■ SET PROBLEM
Starting at the first line of the listing below, repeat each line up to and including the one containing "(0,0) rectangle (1240,1754);". Leave out pictures.

## Start

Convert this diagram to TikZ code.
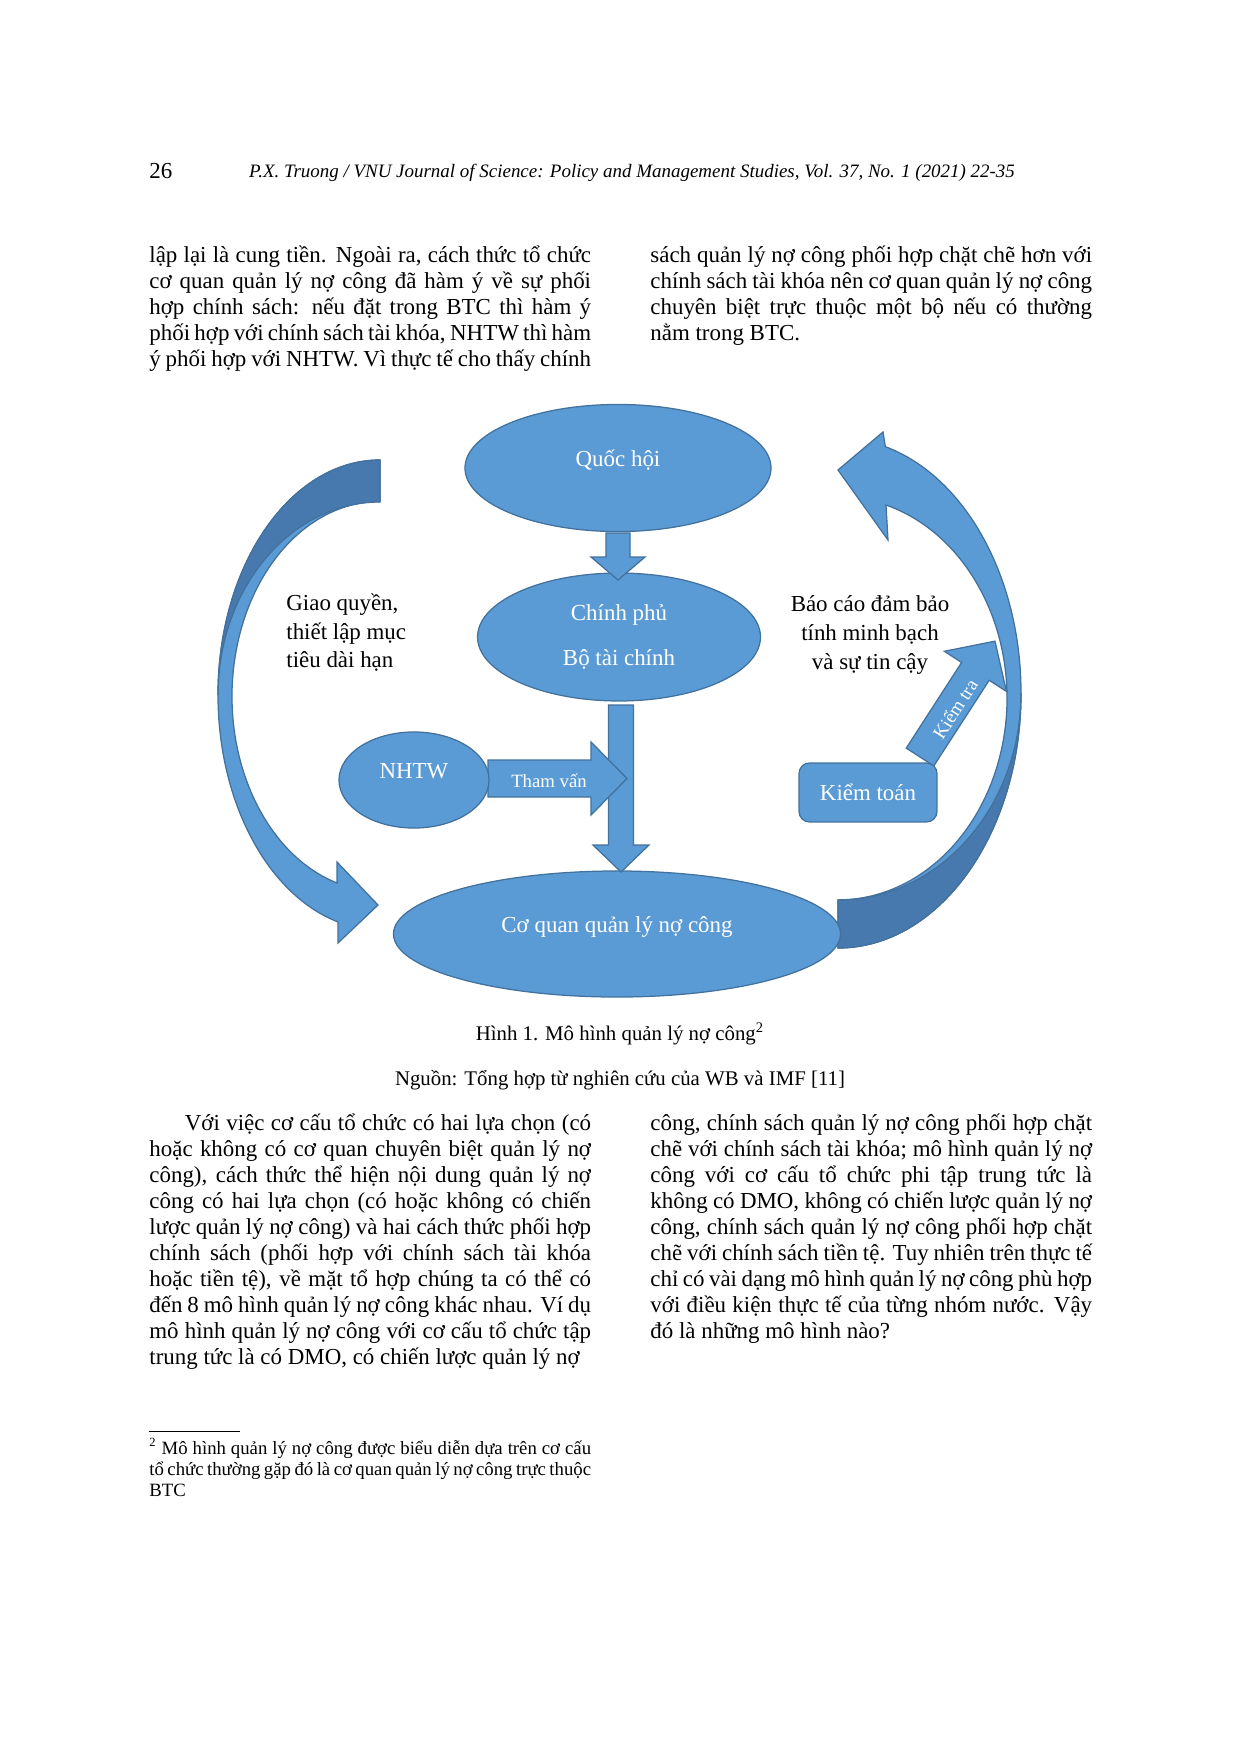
\documentclass[tikz,border=0pt]{standalone}
\usepackage{fontspec}
\setmainfont{Liberation Serif}
\usetikzlibrary{shapes.geometric}

\hyphenpenalty=10000
\exhyphenpenalty=10000
\tolerance=10000

\definecolor{officeblue}{RGB}{91,155,213}
\definecolor{officeedge}{RGB}{65,113,156}
\definecolor{officedark}{RGB}{72,121,174}

\tikzset{
  blob/.style={ellipse, draw=officeedge, fill=officeblue, line width=0.6pt,
    text=white, font=\fontsize{11}{13.5}\selectfont, inner sep=1pt},
  lifted/.style={text height=8pt, text depth=9.8pt},
  band/.style={draw=officeedge, fill=officeblue, line width=0.6pt},
  bandback/.style={draw=officeedge, fill=officedark, line width=0.6pt},
  arrowlabel/.style={text=white, inner sep=0pt, font=\fontsize{9}{10}\selectfont},
  sidelabel/.style={inner sep=0pt, font=\fontsize{11}{13.7}\selectfont},
  bodytext/.style={anchor=base west, inner sep=0pt, text width=212pt, align=justify,
    font=\fontsize{11}{12.53}\selectfont},
  caption/.style={anchor=base, inner sep=0pt, font=\fontsize{10}{12}\selectfont}
}

% block arrow: tail, angle, length, shaft half width, head half width, head length
\newcommand{\blockarr}[6]{%
  \begin{scope}[shift={#1}, rotate=#2]
    \draw[band, line join=miter] (0,-#4) -- ({#3-#6},-#4) -- ({#3-#6},-#5) -- (#3,0)
      -- ({#3-#6},#5) -- ({#3-#6},#4) -- (0,#4) -- cycle;
  \end{scope}}

\begin{document}
\begin{tikzpicture}[x=0.48pt, y=-0.48pt]
  \useasboundingbox[fill=white] (0,0) rectangle (1240,1754);

  % Header
  \node[anchor=base west, inner sep=0pt, font=\fontsize{11}{13}\selectfont] (pageno) at (149,178) {26};
  \node[anchor=base, inner sep=0pt, font=\fontsize{9.1}{11}\selectfont\itshape] (runhead) at (632,177)
    {P.X. Truong / VNU Journal of Science: Policy and Management Studies, Vol. 37, No. 1 (2021) 22-35};

  % Text above the figure
  \node[bodytext] (topleft) at (149,262) {\parfillskip=0pt
    lập lại là cung tiền. Ngoài ra, cách thức tổ chức\linebreak
    cơ quan quản lý nợ công đã hàm ý về sự phối\linebreak
    hợp chính sách: nếu đặt trong BTC thì hàm ý\linebreak
    phối hợp với chính sách tài khóa, NHTW thì hàm\linebreak
    ý phối hợp với NHTW. Vì thực tế cho thấy chính};
  \node[bodytext] (topright) at (650,262) {%
    sách quản lý nợ công phối hợp chặt chẽ hơn với\linebreak
    chính sách tài khóa nên cơ quan quản lý nợ công\linebreak
    chuyên biệt trực thuộc một bộ nếu có thường\linebreak
    nằm trong BTC.};

  % Curved arrows
  \draw[band] (380,460) arc[start angle=270, end angle=105, x radius=162, y radius=235]
    -- (338,943) -- (378,905) -- (337,862) -- (337,883)
    arc[start angle=106.9, end angle=270, x radius=148, y radius=195] -- cycle;
  \draw[bandback] (380,460) arc[start angle=270, end angle=180, x radius=162, y radius=235]
    arc[start angle=180, end angle=270, x radius=162, y radius=193] -- cycle;

  \draw[band] (838,948) arc[start angle=90, end angle=-75, x radius=183, y radius=255]
    -- (883,432) -- (838,470) -- (888,540) -- (886,505)
    arc[start angle=-73.5, end angle=90, x radius=169, y radius=201.6] -- cycle;
  \draw[bandback] (838,948) arc[start angle=90, end angle=0, x radius=183, y radius=255]
    arc[start angle=0, end angle=90, x radius=183, y radius=207] -- cycle;

  % Ellipses
  \node[blob, lifted, minimum width=146.9pt, minimum height=61pt] (quochoi) at (618,468) {Quốc hội};
  \node[blob, align=center, minimum width=135.8pt, minimum height=61.4pt] (chinhphu) at (619,637)
    {Chính phủ\\[8pt]Bộ tài chính};
  \node[blob, lifted, minimum width=214.6pt, minimum height=60.5pt] (coquan) at (617,934)
    {Cơ quan quản lý nợ công};

  % Straight arrows
  \blockarr{(618,533)}{-90}{47}{12}{27}{23}
  \blockarr{(621,705)}{-90}{167}{12.5}{28}{27}
  \blockarr{(488,778.5)}{0}{139}{18.5}{36.5}{36}
  \blockarr{(920,757)}{57.1}{138}{16.4}{37}{36}

  \node[blob, lifted, minimum width=72pt, minimum height=46.1pt] (nhtw) at (414,780) {NHTW};
  \node[draw=officeedge, fill=officeblue, line width=0.6pt, rounded corners=5pt, text=white,
    font=\fontsize{11}{13.5}\selectfont, minimum width=66.2pt, minimum height=28.3pt] (kiemtoan)
    at (868,792.5) {Kiểm toán};

  % Arrow labels
  \node[arrowlabel] (thamvan) at (549,781) {Tham vấn};
  \node[arrowlabel, rotate=57.1] (kiemtra) at (955,709) {Kiểm tra};

  % Side labels
  \node[sidelabel, anchor=west, align=left] (giaoquyen) at (286,633)
    {Giao quyền,\\thiết lập mục\\tiêu dài hạn};
  \node[sidelabel, align=center] (baocao) at (870,635)
    {Báo cáo đảm bảo\\tính minh bạch\\và sự tin cậy};

  % Caption
  \node[caption] (hinh) at (620,1040) {Hình 1. Mô hình quản lý nợ công\textsuperscript{2}};
  \node[caption] (nguon) at (620,1085) {Nguồn: Tổng hợp từ nghiên cứu của WB và IMF [11]};

  % Text below the figure
  \node[bodytext] (botleft) at (149,1130) {\parfillskip=0pt
    \hspace*{17pt}Với việc cơ cấu tổ chức có hai lựa chọn (có\linebreak
    hoặc không có cơ quan chuyên biệt quản lý nợ\linebreak
    công), cách thức thể hiện nội dung quản lý nợ\linebreak
    công có hai lựa chọn (có hoặc không có chiến\linebreak
    lược quản lý nợ công) và hai cách thức phối hợp\linebreak
    chính sách (phối hợp với chính sách tài khóa\linebreak
    hoặc tiền tệ), về mặt tổ hợp chúng ta có thể có\linebreak
    đến 8 mô hình quản lý nợ công khác nhau. Ví dụ\linebreak
    mô hình quản lý nợ công với cơ cấu tổ chức tập\linebreak
    trung tức là có DMO, có chiến lược quản lý nợ};
  \node[bodytext] (botright) at (650,1130) {%
    công, chính sách quản lý nợ công phối hợp chặt\linebreak
    chẽ với chính sách tài khóa; mô hình quản lý nợ\linebreak
    công với cơ cấu tổ chức phi tập trung tức là\linebreak
    không có DMO, không có chiến lược quản lý nợ\linebreak
    công, chính sách quản lý nợ công phối hợp chặt\linebreak
    chẽ với chính sách tiền tệ. Tuy nhiên trên thực tế\linebreak
    chỉ có vài dạng mô hình quản lý nợ công phù hợp\linebreak
    với điều kiện thực tế của từng nhóm nước. Vậy\linebreak
    đó là những mô hình nào?};

  % Footnote
  \draw[line width=0.4pt] (149,1431) -- (240,1431);
  \node[bodytext, font=\fontsize{9}{10.1}\selectfont] (footnote) at (149,1454) {%
    \textsuperscript{2} Mô hình quản lý nợ công được biểu diễn dựa trên cơ cấu\linebreak
    tổ chức thường gặp đó là cơ quan quản lý nợ công trực thuộc\linebreak
    BTC};
\end{tikzpicture}
\end{document}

## End

■ FINISHED ANSWER
Convert this diagram to TikZ code.
\documentclass[tikz,border=0pt]{standalone}
\usepackage{fontspec}
\setmainfont{Liberation Serif}
\usetikzlibrary{shapes.geometric}

\hyphenpenalty=10000
\exhyphenpenalty=10000
\tolerance=10000

\definecolor{officeblue}{RGB}{91,155,213}
\definecolor{officeedge}{RGB}{65,113,156}
\definecolor{officedark}{RGB}{72,121,174}

\tikzset{
  blob/.style={ellipse, draw=officeedge, fill=officeblue, line width=0.6pt,
    text=white, font=\fontsize{11}{13.5}\selectfont, inner sep=1pt},
  lifted/.style={text height=8pt, text depth=9.8pt},
  band/.style={draw=officeedge, fill=officeblue, line width=0.6pt},
  bandback/.style={draw=officeedge, fill=officedark, line width=0.6pt},
  arrowlabel/.style={text=white, inner sep=0pt, font=\fontsize{9}{10}\selectfont},
  sidelabel/.style={inner sep=0pt, font=\fontsize{11}{13.7}\selectfont},
  bodytext/.style={anchor=base west, inner sep=0pt, text width=212pt, align=justify,
    font=\fontsize{11}{12.53}\selectfont},
  caption/.style={anchor=base, inner sep=0pt, font=\fontsize{10}{12}\selectfont}
}

% block arrow: tail, angle, length, shaft half width, head half width, head length
\newcommand{\blockarr}[6]{%
  \begin{scope}[shift={#1}, rotate=#2]
    \draw[band, line join=miter] (0,-#4) -- ({#3-#6},-#4) -- ({#3-#6},-#5) -- (#3,0)
      -- ({#3-#6},#5) -- ({#3-#6},#4) -- (0,#4) -- cycle;
  \end{scope}}

\begin{document}
\begin{tikzpicture}[x=0.48pt, y=-0.48pt]
  \useasboundingbox[fill=white] (0,0) rectangle (1240,1754);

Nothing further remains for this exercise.